(begin)

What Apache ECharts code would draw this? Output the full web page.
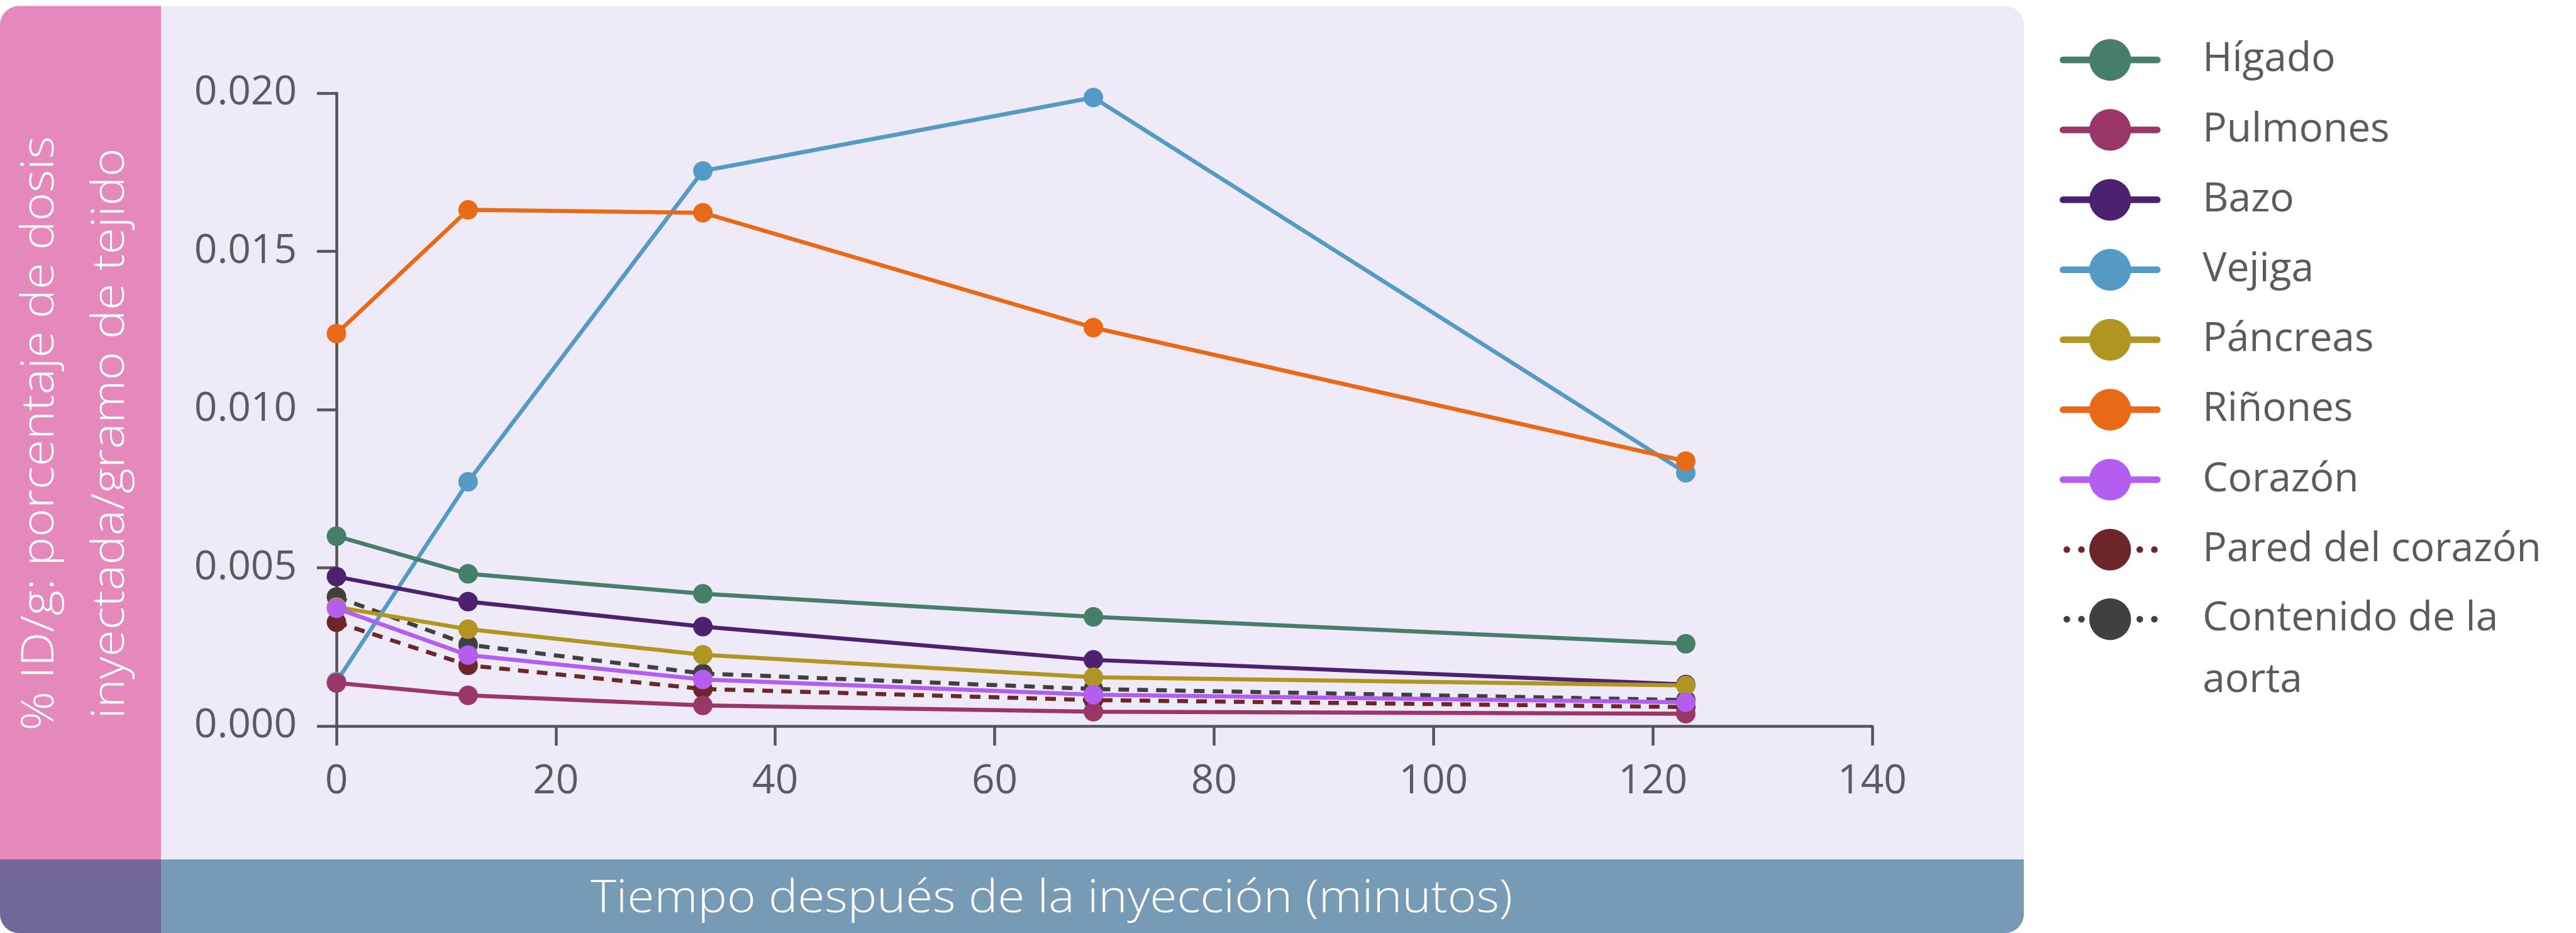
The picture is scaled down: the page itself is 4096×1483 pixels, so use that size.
<!DOCTYPE html>
<html>
<head>
<meta charset="utf-8">
<title>Biodistribución</title>
<script src="https://cdn.jsdelivr.net/npm/echarts@6/dist/echarts.min.js"></script>
<style>
html, body { margin: 0; padding: 0; background: #fff; }
#main { width: 4096px; height: 1483px; }
</style>
</head>
<body>
<div id="main"></div>
<script>
// tiempos de medida (minutos)
var tiempos = [0, 12, 33.4, 69, 123];

// %ID/g por órgano
var higado   = [0.0060, 0.00481, 0.00418, 0.00345, 0.0026];
var pulmones = [0.00136, 0.00097, 0.00065, 0.00045, 0.00039];
var bazo     = [0.00472, 0.00393, 0.00314, 0.00209, 0.00131];
var vejiga   = [0.0014, 0.00772, 0.01754, 0.01986, 0.0080];
var pancreas = [0.00376, 0.00306, 0.00225, 0.00154, 0.00128];
var rinones  = [0.0124, 0.01631, 0.01622, 0.01259, 0.00837];
var corazon  = [0.00372, 0.00224, 0.00147, 0.00099, 0.00075];
var pared    = [0.00328, 0.00192, 0.00117, 0.00082, 0.0006];
var aorta    = [0.00408, 0.00257, 0.00166, 0.00117, 0.00082];

var organos = ['Hígado', 'Pulmones', 'Bazo', 'Vejiga', 'Páncreas', 'Riñones', 'Corazón', 'Pared del corazón', 'Contenido de la aorta'];

// marcas de los ejes
var xTicks = [0, 20, 40, 60, 80, 100, 120, 140];
var yTicks = [0, 0.005, 0.010, 0.015, 0.020];

var tituloY = ['% ID/g: porcentaje de dosis', 'inyectada/gramo de tejido'];
var tituloX = 'Tiempo después de la inyección (minutos)';

var fuente = "'Open Sans', 'Noto Sans', sans-serif";
var gris = '#5a5a5f';

function linea(nombre, valores, color, discontinua) {
    return {
        name: nombre,
        type: 'line',
        data: tiempos.map(function (t, i) { return [t, valores[i]]; }),
        symbol: 'circle',
        symbolSize: 31,
        itemStyle: { color: color },
        lineStyle: { color: color, width: 6.5, type: discontinua ? [17, 13] : 'solid' },
        emphasis: { disabled: true }
    };
}

var punteado = { type: [0.1, 23.1], dashOffset: 17.1 };
var textoLeyenda = { fontFamily: fuente, fontSize: 64, color: gris, padding: [0, 0, 0, 67] };

var myChart = echarts.init(document.getElementById('main'));
myChart.setOption({
    animation: false,
    backgroundColor: '#ffffff',
    graphic: [
        // paneles de fondo
        { type: 'rect', z: -20, silent: true, shape: { x: 0, y: 9.6, width: 3218, height: 1473.4, r: 30 }, style: { fill: '#eeeaf7' } },
        { type: 'rect', z: -19, silent: true, shape: { x: 0, y: 9.6, width: 256, height: 1356.4, r: [30, 0, 0, 0] }, style: { fill: '#e589bc' } },
        { type: 'rect', z: -19, silent: true, shape: { x: 0, y: 1366, width: 256, height: 117, r: [0, 0, 0, 30] }, style: { fill: '#716898' } },
        { type: 'rect', z: -19, silent: true, shape: { x: 256, y: 1366, width: 2962, height: 117, r: [0, 0, 30, 0] }, style: { fill: '#789bb5' } },
        // títulos de los ejes
        {
            type: 'text', z: 10, silent: true, x: 120.8, y: 689, rotation: Math.PI / 2, scaleX: 1.09,
            style: { text: tituloY.join('\n'), fill: '#ffffff', fontFamily: fuente, fontWeight: 300, fontSize: 71, lineHeight: 112.5, align: 'center', verticalAlign: 'middle' }
        },
        {
            type: 'text', z: 10, silent: true, x: 1672, y: 1430, scaleX: 1.1,
            style: { text: tituloX, fill: '#ffffff', fontFamily: fuente, fontWeight: 300, fontSize: 71, align: 'center', verticalAlign: 'middle' }
        }
    ],
    grid: { left: 535, top: 148, right: 1119, bottom: 329 },
    xAxis: {
        type: 'value',
        min: xTicks[0], max: xTicks[xTicks.length - 1], interval: xTicks[1] - xTicks[0],
        splitLine: { show: false },
        axisLine: { lineStyle: { color: '#555555', width: 4.5 } },
        axisTick: { length: 31, lineStyle: { color: '#555555', width: 4.5 } },
        axisLabel: { fontFamily: fuente, fontSize: 64, color: gris, margin: 57 }
    },
    yAxis: {
        type: 'value',
        min: yTicks[0], max: yTicks[yTicks.length - 1], interval: yTicks[1] - yTicks[0],
        splitLine: { show: false },
        axisLine: { show: true, lineStyle: { color: '#555555', width: 4.5 } },
        axisTick: { show: true, length: 31, lineStyle: { color: '#555555', width: 4.5 } },
        axisLabel: {
            fontFamily: fuente, fontSize: 64, color: gris, margin: 63,
            formatter: function (v) { return v.toFixed(3); }
        }
    },
    legend: [
        {
            orient: 'vertical',
            left: 3270, top: 57,
            itemWidth: 150, itemHeight: 83, itemGap: 44.8,
            selectedMode: false,
            textStyle: textoLeyenda,
            lineStyle: { width: 10.5, cap: 'round' },
            data: [
                { name: organos[0] },
                { name: organos[1] },
                { name: organos[2] },
                { name: organos[3] },
                { name: organos[4] },
                { name: organos[5] },
                { name: organos[6] },
                { name: organos[7], lineStyle: punteado }
            ]
        },
        {
            // última entrada, en dos líneas
            orient: 'vertical',
            left: 3270, top: 946,
            itemWidth: 150, itemHeight: 83,
            selectedMode: false,
            textStyle: {
                fontFamily: fuente, fontSize: 64, color: gris, padding: [0, 0, 0, 67],
                rich: {
                    a: { fontFamily: fuente, fontSize: 64, color: gris, lineHeight: 196 },
                    b: { fontFamily: fuente, fontSize: 64, color: gris, lineHeight: 1 }
                }
            },
            formatter: function (n) {
                var k = n.lastIndexOf(' ');
                return '{a|' + n.slice(0, k) + '}\n{b|' + n.slice(k + 1) + '}';
            },
            lineStyle: { width: 10.5, cap: 'round' },
            data: [{ name: organos[8], lineStyle: punteado }]
        }
    ],
    // orden de dibujo: discontinuas debajo
    series: [
        linea(organos[7], pared, '#6e2629', true),
        linea(organos[8], aorta, '#404040', true),
        linea(organos[3], vejiga, '#5599c5'),
        linea(organos[0], higado, '#467e6a'),
        linea(organos[1], pulmones, '#9b3768'),
        linea(organos[2], bazo, '#4b2170'),
        linea(organos[4], pancreas, '#b09522'),
        linea(organos[5], rinones, '#e86a17'),
        linea(organos[6], corazon, '#b35eee')
    ]
});
</script>
</body>
</html>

(end)

• Set exercise: Write out the whole listing again, exactly, with no pictures.

• Exercise solution:
What Apache ECharts code would draw this? Output the full web page.
The picture is scaled down: the page itself is 4096×1483 pixels, so use that size.
<!DOCTYPE html>
<html>
<head>
<meta charset="utf-8">
<title>Biodistribución</title>
<script src="https://cdn.jsdelivr.net/npm/echarts@6/dist/echarts.min.js"></script>
<style>
html, body { margin: 0; padding: 0; background: #fff; }
#main { width: 4096px; height: 1483px; }
</style>
</head>
<body>
<div id="main"></div>
<script>
// tiempos de medida (minutos)
var tiempos = [0, 12, 33.4, 69, 123];

// %ID/g por órgano
var higado   = [0.0060, 0.00481, 0.00418, 0.00345, 0.0026];
var pulmones = [0.00136, 0.00097, 0.00065, 0.00045, 0.00039];
var bazo     = [0.00472, 0.00393, 0.00314, 0.00209, 0.00131];
var vejiga   = [0.0014, 0.00772, 0.01754, 0.01986, 0.0080];
var pancreas = [0.00376, 0.00306, 0.00225, 0.00154, 0.00128];
var rinones  = [0.0124, 0.01631, 0.01622, 0.01259, 0.00837];
var corazon  = [0.00372, 0.00224, 0.00147, 0.00099, 0.00075];
var pared    = [0.00328, 0.00192, 0.00117, 0.00082, 0.0006];
var aorta    = [0.00408, 0.00257, 0.00166, 0.00117, 0.00082];

var organos = ['Hígado', 'Pulmones', 'Bazo', 'Vejiga', 'Páncreas', 'Riñones', 'Corazón', 'Pared del corazón', 'Contenido de la aorta'];

// marcas de los ejes
var xTicks = [0, 20, 40, 60, 80, 100, 120, 140];
var yTicks = [0, 0.005, 0.010, 0.015, 0.020];

var tituloY = ['% ID/g: porcentaje de dosis', 'inyectada/gramo de tejido'];
var tituloX = 'Tiempo después de la inyección (minutos)';

var fuente = "'Open Sans', 'Noto Sans', sans-serif";
var gris = '#5a5a5f';

function linea(nombre, valores, color, discontinua) {
    return {
        name: nombre,
        type: 'line',
        data: tiempos.map(function (t, i) { return [t, valores[i]]; }),
        symbol: 'circle',
        symbolSize: 31,
        itemStyle: { color: color },
        lineStyle: { color: color, width: 6.5, type: discontinua ? [17, 13] : 'solid' },
        emphasis: { disabled: true }
    };
}

var punteado = { type: [0.1, 23.1], dashOffset: 17.1 };
var textoLeyenda = { fontFamily: fuente, fontSize: 64, color: gris, padding: [0, 0, 0, 67] };

var myChart = echarts.init(document.getElementById('main'));
myChart.setOption({
    animation: false,
    backgroundColor: '#ffffff',
    graphic: [
        // paneles de fondo
        { type: 'rect', z: -20, silent: true, shape: { x: 0, y: 9.6, width: 3218, height: 1473.4, r: 30 }, style: { fill: '#eeeaf7' } },
        { type: 'rect', z: -19, silent: true, shape: { x: 0, y: 9.6, width: 256, height: 1356.4, r: [30, 0, 0, 0] }, style: { fill: '#e589bc' } },
        { type: 'rect', z: -19, silent: true, shape: { x: 0, y: 1366, width: 256, height: 117, r: [0, 0, 0, 30] }, style: { fill: '#716898' } },
        { type: 'rect', z: -19, silent: true, shape: { x: 256, y: 1366, width: 2962, height: 117, r: [0, 0, 30, 0] }, style: { fill: '#789bb5' } },
        // títulos de los ejes
        {
            type: 'text', z: 10, silent: true, x: 120.8, y: 689, rotation: Math.PI / 2, scaleX: 1.09,
            style: { text: tituloY.join('\n'), fill: '#ffffff', fontFamily: fuente, fontWeight: 300, fontSize: 71, lineHeight: 112.5, align: 'center', verticalAlign: 'middle' }
        },
        {
            type: 'text', z: 10, silent: true, x: 1672, y: 1430, scaleX: 1.1,
            style: { text: tituloX, fill: '#ffffff', fontFamily: fuente, fontWeight: 300, fontSize: 71, align: 'center', verticalAlign: 'middle' }
        }
    ],
    grid: { left: 535, top: 148, right: 1119, bottom: 329 },
    xAxis: {
        type: 'value',
        min: xTicks[0], max: xTicks[xTicks.length - 1], interval: xTicks[1] - xTicks[0],
        splitLine: { show: false },
        axisLine: { lineStyle: { color: '#555555', width: 4.5 } },
        axisTick: { length: 31, lineStyle: { color: '#555555', width: 4.5 } },
        axisLabel: { fontFamily: fuente, fontSize: 64, color: gris, margin: 57 }
    },
    yAxis: {
        type: 'value',
        min: yTicks[0], max: yTicks[yTicks.length - 1], interval: yTicks[1] - yTicks[0],
        splitLine: { show: false },
        axisLine: { show: true, lineStyle: { color: '#555555', width: 4.5 } },
        axisTick: { show: true, length: 31, lineStyle: { color: '#555555', width: 4.5 } },
        axisLabel: {
            fontFamily: fuente, fontSize: 64, color: gris, margin: 63,
            formatter: function (v) { return v.toFixed(3); }
        }
    },
    legend: [
        {
            orient: 'vertical',
            left: 3270, top: 57,
            itemWidth: 150, itemHeight: 83, itemGap: 44.8,
            selectedMode: false,
            textStyle: textoLeyenda,
            lineStyle: { width: 10.5, cap: 'round' },
            data: [
                { name: organos[0] },
                { name: organos[1] },
                { name: organos[2] },
                { name: organos[3] },
                { name: organos[4] },
                { name: organos[5] },
                { name: organos[6] },
                { name: organos[7], lineStyle: punteado }
            ]
        },
        {
            // última entrada, en dos líneas
            orient: 'vertical',
            left: 3270, top: 946,
            itemWidth: 150, itemHeight: 83,
            selectedMode: false,
            textStyle: {
                fontFamily: fuente, fontSize: 64, color: gris, padding: [0, 0, 0, 67],
                rich: {
                    a: { fontFamily: fuente, fontSize: 64, color: gris, lineHeight: 196 },
                    b: { fontFamily: fuente, fontSize: 64, color: gris, lineHeight: 1 }
                }
            },
            formatter: function (n) {
                var k = n.lastIndexOf(' ');
                return '{a|' + n.slice(0, k) + '}\n{b|' + n.slice(k + 1) + '}';
            },
            lineStyle: { width: 10.5, cap: 'round' },
            data: [{ name: organos[8], lineStyle: punteado }]
        }
    ],
    // orden de dibujo: discontinuas debajo
    series: [
        linea(organos[7], pared, '#6e2629', true),
        linea(organos[8], aorta, '#404040', true),
        linea(organos[3], vejiga, '#5599c5'),
        linea(organos[0], higado, '#467e6a'),
        linea(organos[1], pulmones, '#9b3768'),
        linea(organos[2], bazo, '#4b2170'),
        linea(organos[4], pancreas, '#b09522'),
        linea(organos[5], rinones, '#e86a17'),
        linea(organos[6], corazon, '#b35eee')
    ]
});
</script>
</body>
</html>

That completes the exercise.